Two decay paths for calculation of nuclear matrix element of neutrinoless double-beta decay using quasiparticle random-phase approximation

TL;DR

This paper compares two decay path methods for calculating the nuclear matrix element of neutrinoless double-beta decay using QRPA, revealing their differences and proposing a modified approach for consistency.

Contribution

It introduces a modified QRPA method incorporating proton-neutron pairing to achieve consistent nuclear matrix elements across decay paths.

Findings

The two decay path methods yield inequivalent NMEs due to different many-body correlations.

Introducing proton-neutron pairing interaction aligns the NMEs from both methods.

The modified approach is validated as a consistent calculation method.

Abstract

It is possible to employ virtual decay paths, including two-particle transfer, to calculate the nuclear matrix element of neutrinoless double-beta decay under the closure approximation, in addition to the true double-beta path. In the quasiparticle random-phase approximation (QRPA) approach, it is necessary to introduce the product wave functions of the like-particle and proton-neutron QRPA ground states, for achieving consistency between the calculations of the true and virtual paths. Using these different paths, the problem of whether or not these two methods give equivalent nuclear matrix elements (NME) is investigated.
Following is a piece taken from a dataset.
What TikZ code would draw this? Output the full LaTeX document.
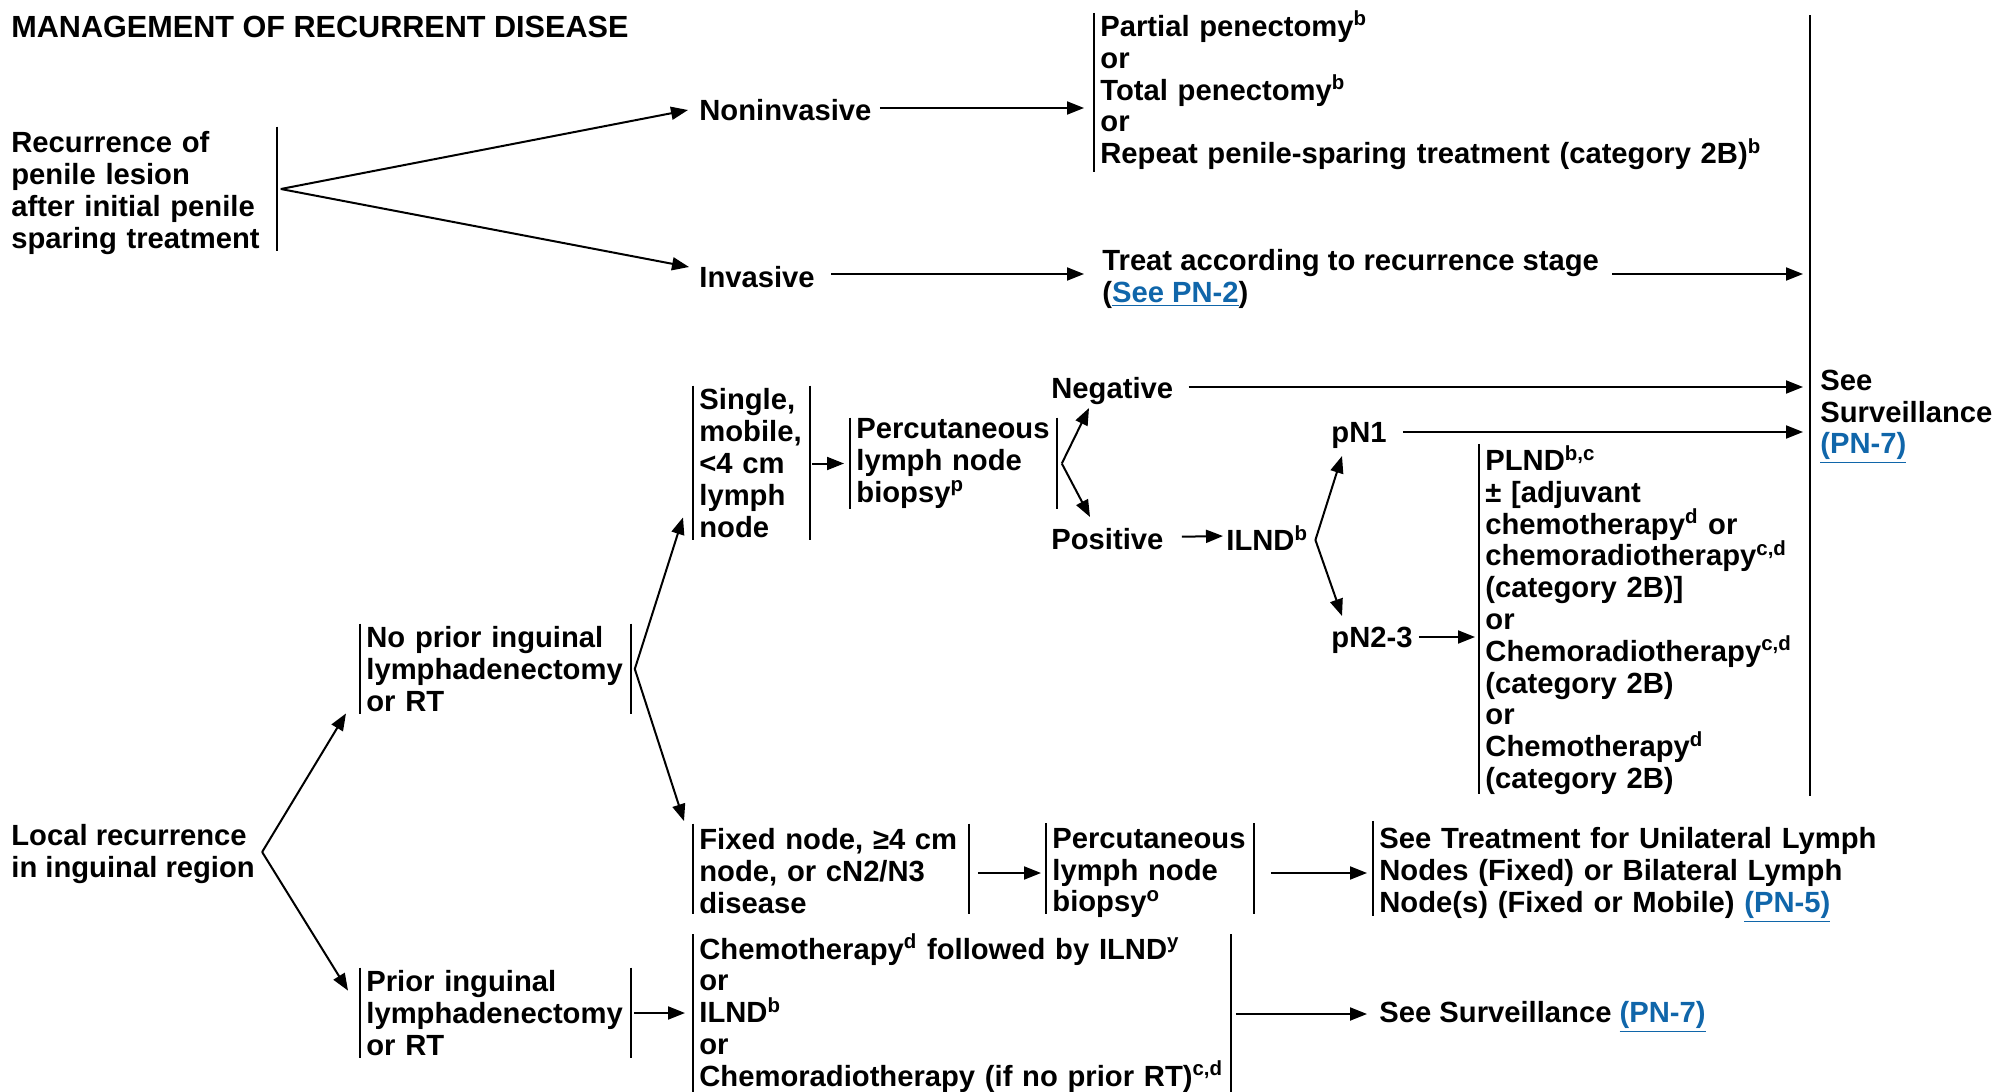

It is found that the two results are inequivalent, resulting from the different many-body correlations included in the two QRPA methods, i.e., the use of the product wave functions alone is not sufficient. The author proposes introduction of the proton-neutron pairing interaction with an adequate strength in the double-beta-path method, which carries less many-body correlations without this supplemental interaction, for obtaining the NME equivalent to that of the two-particle-transfer-path method. The validity of the proposed modified approach is examined.